Reproduce the full listing below unchanged, apart from the pictures.

**DATA BLOCK**.

┏━━

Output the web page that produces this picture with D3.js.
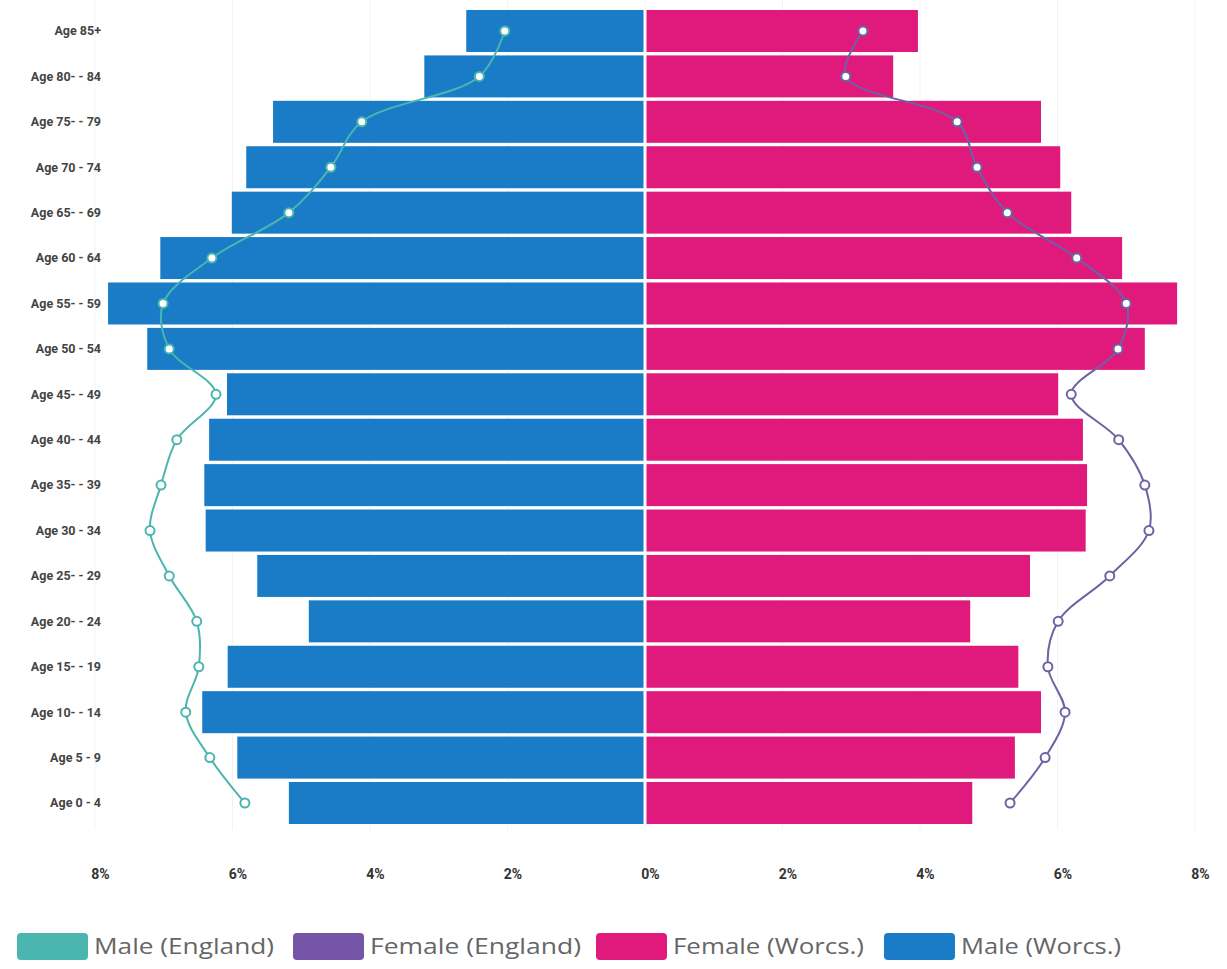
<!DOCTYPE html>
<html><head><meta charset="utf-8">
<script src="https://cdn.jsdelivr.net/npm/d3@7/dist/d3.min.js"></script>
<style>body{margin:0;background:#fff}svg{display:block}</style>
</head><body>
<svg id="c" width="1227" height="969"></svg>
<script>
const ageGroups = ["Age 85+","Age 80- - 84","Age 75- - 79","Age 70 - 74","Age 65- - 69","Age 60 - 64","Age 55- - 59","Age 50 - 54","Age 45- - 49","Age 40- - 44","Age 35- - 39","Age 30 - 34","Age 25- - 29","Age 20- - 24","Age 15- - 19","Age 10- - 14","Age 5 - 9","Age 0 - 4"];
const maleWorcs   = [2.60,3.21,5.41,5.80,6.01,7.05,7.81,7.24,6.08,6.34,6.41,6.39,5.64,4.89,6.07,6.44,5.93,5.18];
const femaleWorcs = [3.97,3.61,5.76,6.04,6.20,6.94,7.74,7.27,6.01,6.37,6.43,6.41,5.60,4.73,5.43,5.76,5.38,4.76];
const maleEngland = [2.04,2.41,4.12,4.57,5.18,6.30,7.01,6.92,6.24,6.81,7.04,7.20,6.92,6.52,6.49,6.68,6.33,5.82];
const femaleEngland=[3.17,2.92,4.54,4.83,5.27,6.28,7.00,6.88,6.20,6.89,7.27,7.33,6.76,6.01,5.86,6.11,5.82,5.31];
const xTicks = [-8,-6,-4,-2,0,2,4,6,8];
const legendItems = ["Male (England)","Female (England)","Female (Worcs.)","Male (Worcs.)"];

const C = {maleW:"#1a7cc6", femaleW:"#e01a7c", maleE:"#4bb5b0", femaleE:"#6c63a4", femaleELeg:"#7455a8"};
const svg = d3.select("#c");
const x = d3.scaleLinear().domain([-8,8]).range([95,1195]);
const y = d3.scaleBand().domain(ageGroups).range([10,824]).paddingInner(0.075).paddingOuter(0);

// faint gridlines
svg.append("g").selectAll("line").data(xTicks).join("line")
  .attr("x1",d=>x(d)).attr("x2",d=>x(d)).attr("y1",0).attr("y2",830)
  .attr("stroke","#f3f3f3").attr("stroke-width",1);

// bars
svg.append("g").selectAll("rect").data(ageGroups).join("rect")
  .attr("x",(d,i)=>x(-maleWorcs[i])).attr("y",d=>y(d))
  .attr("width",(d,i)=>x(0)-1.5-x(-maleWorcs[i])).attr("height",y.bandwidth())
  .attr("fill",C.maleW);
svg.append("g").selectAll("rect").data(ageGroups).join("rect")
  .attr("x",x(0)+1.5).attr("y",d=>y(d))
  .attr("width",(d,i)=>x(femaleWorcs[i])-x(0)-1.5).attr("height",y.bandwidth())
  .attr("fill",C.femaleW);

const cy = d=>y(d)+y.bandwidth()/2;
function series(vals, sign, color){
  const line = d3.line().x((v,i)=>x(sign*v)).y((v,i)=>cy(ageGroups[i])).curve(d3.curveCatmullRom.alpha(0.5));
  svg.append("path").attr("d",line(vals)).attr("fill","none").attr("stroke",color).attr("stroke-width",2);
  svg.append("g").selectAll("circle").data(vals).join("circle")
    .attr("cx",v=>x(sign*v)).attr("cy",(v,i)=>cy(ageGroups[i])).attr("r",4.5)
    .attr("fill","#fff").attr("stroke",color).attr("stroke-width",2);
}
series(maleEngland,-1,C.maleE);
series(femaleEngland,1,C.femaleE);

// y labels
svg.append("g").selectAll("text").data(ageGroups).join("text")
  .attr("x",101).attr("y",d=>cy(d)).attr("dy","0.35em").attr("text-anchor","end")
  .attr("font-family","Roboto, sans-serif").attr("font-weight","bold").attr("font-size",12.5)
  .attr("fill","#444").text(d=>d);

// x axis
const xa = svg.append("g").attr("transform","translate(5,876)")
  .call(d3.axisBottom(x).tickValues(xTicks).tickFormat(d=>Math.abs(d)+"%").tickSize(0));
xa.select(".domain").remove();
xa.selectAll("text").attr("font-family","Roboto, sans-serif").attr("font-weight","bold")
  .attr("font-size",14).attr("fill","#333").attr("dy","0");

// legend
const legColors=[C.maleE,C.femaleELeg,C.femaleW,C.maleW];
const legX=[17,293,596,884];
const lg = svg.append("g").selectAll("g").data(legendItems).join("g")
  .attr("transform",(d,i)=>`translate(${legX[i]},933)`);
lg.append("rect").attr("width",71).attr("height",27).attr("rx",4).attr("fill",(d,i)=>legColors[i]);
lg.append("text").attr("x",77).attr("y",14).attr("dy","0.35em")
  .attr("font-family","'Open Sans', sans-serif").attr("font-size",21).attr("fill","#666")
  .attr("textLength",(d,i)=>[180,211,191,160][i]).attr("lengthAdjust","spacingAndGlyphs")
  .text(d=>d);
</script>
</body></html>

┗━━

**RESPONSE TO THIS EXERCISE**.
Output the web page that produces this picture with D3.js.
<!DOCTYPE html>
<html><head><meta charset="utf-8">
<script src="https://cdn.jsdelivr.net/npm/d3@7/dist/d3.min.js"></script>
<style>body{margin:0;background:#fff}svg{display:block}</style>
</head><body>
<svg id="c" width="1227" height="969"></svg>
<script>
const ageGroups = ["Age 85+","Age 80- - 84","Age 75- - 79","Age 70 - 74","Age 65- - 69","Age 60 - 64","Age 55- - 59","Age 50 - 54","Age 45- - 49","Age 40- - 44","Age 35- - 39","Age 30 - 34","Age 25- - 29","Age 20- - 24","Age 15- - 19","Age 10- - 14","Age 5 - 9","Age 0 - 4"];
const maleWorcs   = [2.60,3.21,5.41,5.80,6.01,7.05,7.81,7.24,6.08,6.34,6.41,6.39,5.64,4.89,6.07,6.44,5.93,5.18];
const femaleWorcs = [3.97,3.61,5.76,6.04,6.20,6.94,7.74,7.27,6.01,6.37,6.43,6.41,5.60,4.73,5.43,5.76,5.38,4.76];
const maleEngland = [2.04,2.41,4.12,4.57,5.18,6.30,7.01,6.92,6.24,6.81,7.04,7.20,6.92,6.52,6.49,6.68,6.33,5.82];
const femaleEngland=[3.17,2.92,4.54,4.83,5.27,6.28,7.00,6.88,6.20,6.89,7.27,7.33,6.76,6.01,5.86,6.11,5.82,5.31];
const xTicks = [-8,-6,-4,-2,0,2,4,6,8];
const legendItems = ["Male (England)","Female (England)","Female (Worcs.)","Male (Worcs.)"];

const C = {maleW:"#1a7cc6", femaleW:"#e01a7c", maleE:"#4bb5b0", femaleE:"#6c63a4", femaleELeg:"#7455a8"};
const svg = d3.select("#c");
const x = d3.scaleLinear().domain([-8,8]).range([95,1195]);
const y = d3.scaleBand().domain(ageGroups).range([10,824]).paddingInner(0.075).paddingOuter(0);

// faint gridlines
svg.append("g").selectAll("line").data(xTicks).join("line")
  .attr("x1",d=>x(d)).attr("x2",d=>x(d)).attr("y1",0).attr("y2",830)
  .attr("stroke","#f3f3f3").attr("stroke-width",1);

// bars
svg.append("g").selectAll("rect").data(ageGroups).join("rect")
  .attr("x",(d,i)=>x(-maleWorcs[i])).attr("y",d=>y(d))
  .attr("width",(d,i)=>x(0)-1.5-x(-maleWorcs[i])).attr("height",y.bandwidth())
  .attr("fill",C.maleW);
svg.append("g").selectAll("rect").data(ageGroups).join("rect")
  .attr("x",x(0)+1.5).attr("y",d=>y(d))
  .attr("width",(d,i)=>x(femaleWorcs[i])-x(0)-1.5).attr("height",y.bandwidth())
  .attr("fill",C.femaleW);

const cy = d=>y(d)+y.bandwidth()/2;
function series(vals, sign, color){
  const line = d3.line().x((v,i)=>x(sign*v)).y((v,i)=>cy(ageGroups[i])).curve(d3.curveCatmullRom.alpha(0.5));
  svg.append("path").attr("d",line(vals)).attr("fill","none").attr("stroke",color).attr("stroke-width",2);
  svg.append("g").selectAll("circle").data(vals).join("circle")
    .attr("cx",v=>x(sign*v)).attr("cy",(v,i)=>cy(ageGroups[i])).attr("r",4.5)
    .attr("fill","#fff").attr("stroke",color).attr("stroke-width",2);
}
series(maleEngland,-1,C.maleE);
series(femaleEngland,1,C.femaleE);

// y labels
svg.append("g").selectAll("text").data(ageGroups).join("text")
  .attr("x",101).attr("y",d=>cy(d)).attr("dy","0.35em").attr("text-anchor","end")
  .attr("font-family","Roboto, sans-serif").attr("font-weight","bold").attr("font-size",12.5)
  .attr("fill","#444").text(d=>d);

// x axis
const xa = svg.append("g").attr("transform","translate(5,876)")
  .call(d3.axisBottom(x).tickValues(xTicks).tickFormat(d=>Math.abs(d)+"%").tickSize(0));
xa.select(".domain").remove();
xa.selectAll("text").attr("font-family","Roboto, sans-serif").attr("font-weight","bold")
  .attr("font-size",14).attr("fill","#333").attr("dy","0");

// legend
const legColors=[C.maleE,C.femaleELeg,C.femaleW,C.maleW];
const legX=[17,293,596,884];
const lg = svg.append("g").selectAll("g").data(legendItems).join("g")
  .attr("transform",(d,i)=>`translate(${legX[i]},933)`);
lg.append("rect").attr("width",71).attr("height",27).attr("rx",4).attr("fill",(d,i)=>legColors[i]);
lg.append("text").attr("x",77).attr("y",14).attr("dy","0.35em")
  .attr("font-family","'Open Sans', sans-serif").attr("font-size",21).attr("fill","#666")
  .attr("textLength",(d,i)=>[180,211,191,160][i]).attr("lengthAdjust","spacingAndGlyphs")
  .text(d=>d);
</script>
</body></html>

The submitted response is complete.